Compared to alternatives, Modal occupies a distinct position. AWS SageMaker and Google Vertex AI offer similar ML infrastructure but with significantly more configuration overhead and tighter cloud ecosystem lock-in. Replicate focuses on model deployment via a model marketplace with a simpler API but less flexibility for custom workloads. RunPod and Lambda Labs offer raw GPU access at competitive rates but require users to manage containers and environments manually. Modal's advantage is combining the flexibility of raw GPU access with the developer experience of a managed platform — users write Python, not infrastructure code.
The platform is used by a notable range of companies including Suno, Lovable, Harvey, Mistral, Cognition, and Decagon, spanning audio generation, coding agents, legal AI, and enterprise software. This breadth suggests Modal handles both high-throughput production inference and experimental research workloads.

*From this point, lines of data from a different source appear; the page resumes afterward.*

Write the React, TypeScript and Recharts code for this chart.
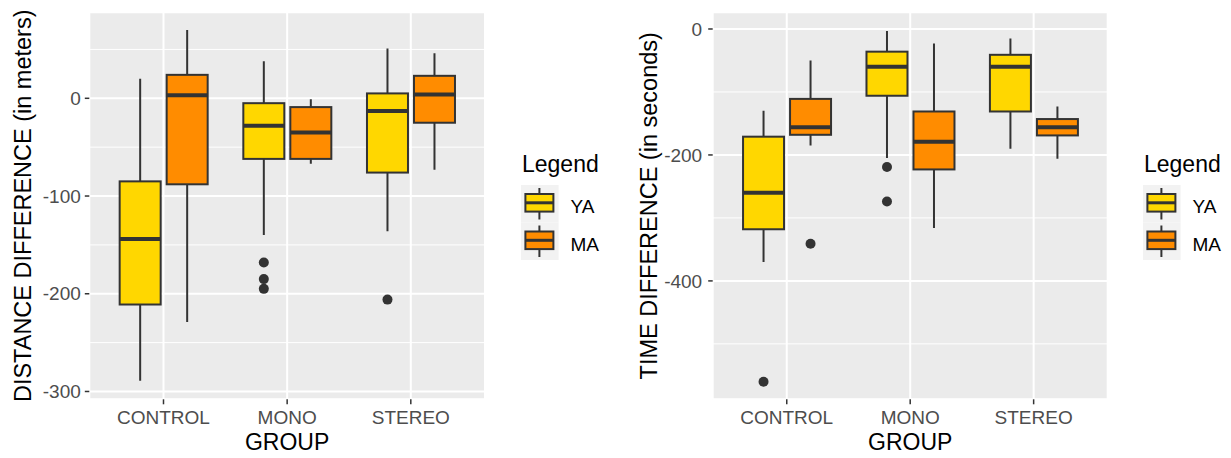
import { Bar, CartesianGrid, ComposedChart, Legend, XAxis, YAxis } from 'recharts';

const GROUPS = ['CONTROL', 'MONO', 'STEREO'];
const SERIES = ['YA', 'MA'];
const SERIES_COLORS = ['#FFD700', '#FF8C00'];

// per group: [lower whisker, Q1, median, Q3, upper whisker]
const DIST_YA = [
  [-289, -211, -144, -85, 20],
  [-140, -62, -28, -5, 38],
  [-136, -76, -13, 5, 51],
];
const DIST_MA = [
  [-229, -88, 3, 24, 70],
  [-67, -62, -35, -9, -1],
  [-73, -25, 4, 23, 46],
];
const DIST_YA_OUTLIERS = [[], [-168, -185, -195], [-206]];
const DIST_MA_OUTLIERS = [[], [], []];
const DIST_TICKS = [-300, -200, -100, 0];
const DIST_MINOR_TICKS = [-250, -150, -50, 50];
const DIST_DOMAIN = [-308, 88];

const TIME_YA = [
  [-370, -318, -260, -171, -130],
  [-205, -106, -60, -36, -3],
  [-190, -131, -60, -41, -15],
];
const TIME_MA = [
  [-185, -168, -156, -111, -50],
  [-316, -223, -179, -131, -23],
  [-206, -169, -156, -143, -123],
];
const TIME_YA_OUTLIERS = [[-560], [-219, -274], []];
const TIME_MA_OUTLIERS = [[-341], [], []];
const TIME_TICKS = [-400, -200, 0];
const TIME_MINOR_TICKS = [-500, -300, -100];
const TIME_DOMAIN = [-588, 26.5];

const INK = '#333333';
const FONT = '"Liberation Sans", Arial, Helvetica, sans-serif';

type Row = Record<string, any>;

function buildRows(ya: number[][], ma: number[][], yaOut: number[][], maOut: number[][]): Row[] {
  return GROUPS.map((group, i) => ({
    group,
    pos: i + 1,
    YA: ya[i],
    MA: ma[i],
    YA_out: yaOut[i],
    MA_out: maOut[i],
  }));
}

// Bar spans the whisker range; everything else is interpolated from that bar's own scale
function makeBoxShape(key: string, fill: string) {
  return (props: any) => {
    const { x, y, width, height, payload } = props;
    const stats: number[] = payload[key];
    const outliers: number[] = payload[`${key}_out`] ?? [];
    const lo = stats[0];
    const hi = stats[4];
    const top = Math.min(y, y + height);
    const span = Math.abs(height);
    const py = (v: number) => top + (span * (hi - v)) / (hi - lo);
    const cx = x + width / 2;
    return (
      <g>
        <line x1={cx} x2={cx} y1={py(stats[4])} y2={py(stats[3])} stroke={INK} strokeWidth={2} />
        <line x1={cx} x2={cx} y1={py(stats[1])} y2={py(stats[0])} stroke={INK} strokeWidth={2} />
        <rect
          x={x}
          y={py(stats[3])}
          width={width}
          height={py(stats[1]) - py(stats[3])}
          fill={fill}
          stroke={INK}
          strokeWidth={2}
        />
        <line x1={x} x2={x + width} y1={py(stats[2])} y2={py(stats[2])} stroke={INK} strokeWidth={4} />
        {outliers.map((v, j) => (
          <circle key={j} cx={cx} cy={py(v)} r={5} fill={INK} />
        ))}
      </g>
    );
  };
}

function renderLegend(props: any) {
  const items = [...(props.payload ?? [])].sort(
    (a: any, b: any) => SERIES.indexOf(a.value) - SERIES.indexOf(b.value),
  );
  return (
    <svg width={112} height={116} style={{ display: 'block', fontFamily: FONT }}>
      <text x={1} y={23.7} fontSize={23} fill="#000">
        Legend
      </text>
      {items.map((it: any, i: number) => {
        const top = 37 + i * 37.5;
        return (
          <g key={it.value}>
            <rect x={0} y={top} width={37.6} height={37.5} fill="#F2F2F2" />
            <line x1={18.4} x2={18.4} y1={top + 3} y2={top + 34.5} stroke={INK} strokeWidth={2} />
            <rect x={4.4} y={top + 9} width={28} height={17.6} fill={it.color} stroke={INK} strokeWidth={2} />
            <line x1={4.4} x2={32.4} y1={top + 17.8} y2={top + 17.8} stroke={INK} strokeWidth={3} />
            <text x={49.5} y={top + 28} fontSize={19} fill="#000">
              {it.value}
            </text>
          </g>
        );
      })}
    </svg>
  );
}

interface PanelProps {
  rows: Row[];
  width: number;
  plotLeft: number;
  plotRight: number;
  domain: number[];
  ticks: number[];
  minorTicks: number[];
  yTitle: string;
  yTitleX: number;
  tickMargin: number;
  legendLeft: number;
}

function BoxPanel({
  rows,
  width,
  plotLeft,
  plotRight,
  domain,
  ticks,
  minorTicks,
  yTitle,
  yTitleX,
  tickMargin,
  legendLeft,
}: PanelProps) {
  const xTicks = GROUPS.map((_, i) => i + 1);
  return (
    <ComposedChart
      width={width}
      height={458}
      data={rows}
      margin={{ top: 12.3, right: width - plotRight, bottom: 0, left: 0 }}
      barSize={41}
      barGap={6}
    >
      <CartesianGrid yAxisId="minor" vertical={false} fill="#EBEBEB" stroke="#FFFFFF" strokeWidth={1} />
      <CartesianGrid stroke="#FFFFFF" strokeWidth={2} />
      <XAxis
        type="number"
        dataKey="pos"
        domain={[0.4, GROUPS.length + 0.6]}
        ticks={xTicks}
        allowDataOverflow
        interval={0}
        height={58.7}
        tickFormatter={(v: number) => GROUPS[v - 1] ?? ''}
        axisLine={false}
        tickLine={{ stroke: INK, strokeWidth: 1.5 }}
        tickSize={5}
        tickMargin={6.5}
        tick={{ fontSize: 19, fill: '#4D4D4D' }}
        label={{ value: 'GROUP', position: 'insideBottom', offset: 8, fill: '#000', fontSize: 23 }}
      />
      <YAxis
        type="number"
        domain={domain}
        ticks={ticks}
        allowDataOverflow
        interval={0}
        width={plotLeft}
        axisLine={false}
        tickLine={{ stroke: INK, strokeWidth: 1.5 }}
        tickSize={4.5}
        tickMargin={tickMargin}
        tick={{ fontSize: 19, fill: '#4D4D4D' }}
        label={{
          value: yTitle,
          angle: -90,
          position: 'insideLeft',
          offset: yTitleX,
          fill: '#000',
          fontSize: 23.5,
          style: { textAnchor: 'middle' },
        }}
      />
      <YAxis yAxisId="minor" type="number" domain={domain} ticks={minorTicks} allowDataOverflow hide />
      <Legend
        layout="vertical"
        align="center"
        verticalAlign="middle"
        wrapperStyle={{ left: legendLeft, top: 148, width: 112, height: 116 }}
        content={renderLegend}
      />
      {SERIES.map((s, i) => (
        <Bar
          key={s}
          name={s}
          dataKey={(r: Row) => [r[s][0], r[s][4]]}
          fill={SERIES_COLORS[i]}
          shape={makeBoxShape(s, SERIES_COLORS[i])}
          isAnimationActive={false}
        />
      ))}
    </ComposedChart>
  );
}

export default function App() {
  const distRows = buildRows(DIST_YA, DIST_MA, DIST_YA_OUTLIERS, DIST_MA_OUTLIERS);
  const timeRows = buildRows(TIME_YA, TIME_MA, TIME_YA_OUTLIERS, TIME_MA_OUTLIERS);
  return (
    <div
      style={{
        position: 'absolute',
        left: 0,
        top: 0,
        width: 1231,
        height: 458,
        background: '#fff',
        fontFamily: FONT,
      }}
    >
      <div style={{ position: 'absolute', left: 0, top: 0 }}>
        <BoxPanel
          rows={distRows}
          width={620}
          plotLeft={89.3}
          plotRight={485}
          domain={DIST_DOMAIN}
          ticks={DIST_TICKS}
          minorTicks={DIST_MINOR_TICKS}
          yTitle="DISTANCE DIFFERENCE (in meters)"
          yTitleX={22.5}
          tickMargin={4}
          legendLeft={520.7}
        />
      </div>
      <div style={{ position: 'absolute', left: 620, top: 0 }}>
        <BoxPanel
          rows={timeRows}
          width={611}
          plotLeft={92.7}
          plotRight={487.7}
          domain={TIME_DOMAIN}
          ticks={TIME_TICKS}
          minorTicks={TIME_MINOR_TICKS}
          yTitle="TIME DIFFERENCE (in seconds)"
          yTitleX={29}
          tickMargin={6}
          legendLeft={523}
        />
      </div>
    </div>
  );
}
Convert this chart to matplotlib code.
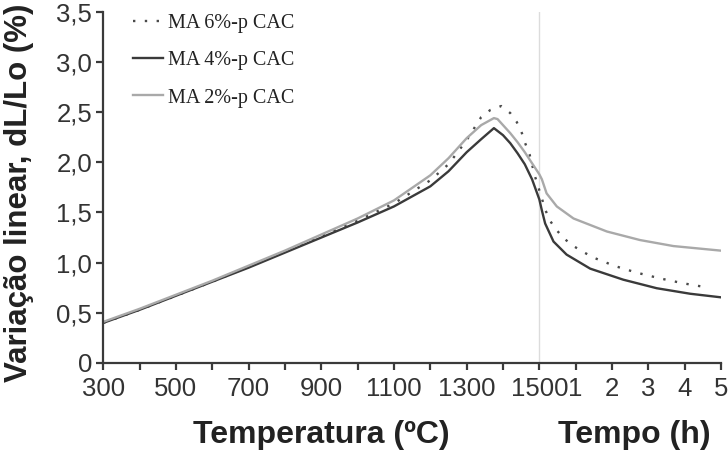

For AI agent developers specifically, the Sandboxes product is particularly relevant — it provides a programmatic way to spin up secure environments for executing model-generated code, which is a recurring infrastructure challenge in agentic systems. The elastic GPU scaling with scale-to-zero behavior also fits the bursty traffic patterns common in agent pipelines, where compute demand is unpredictable.
Modal's Python-native approach means teams already working in Python for ML don't need to context-switch to a different toolchain or learn cloud-specific abstractions. The integrated logging and observability layer covers function-level and container-level visibility without requiring a separate monitoring setup.
Visit the official website for current pricing details.
Modal is best suited for AI and ML engineering teams that want to run GPU workloads — inference, fine-tuning, or batch jobs — without dedicating time to infrastructure management. It fits particularly well for teams building AI agents that require code execution sandboxes, or for production inference deployments where cold start latency and elastic scaling are operational requirements.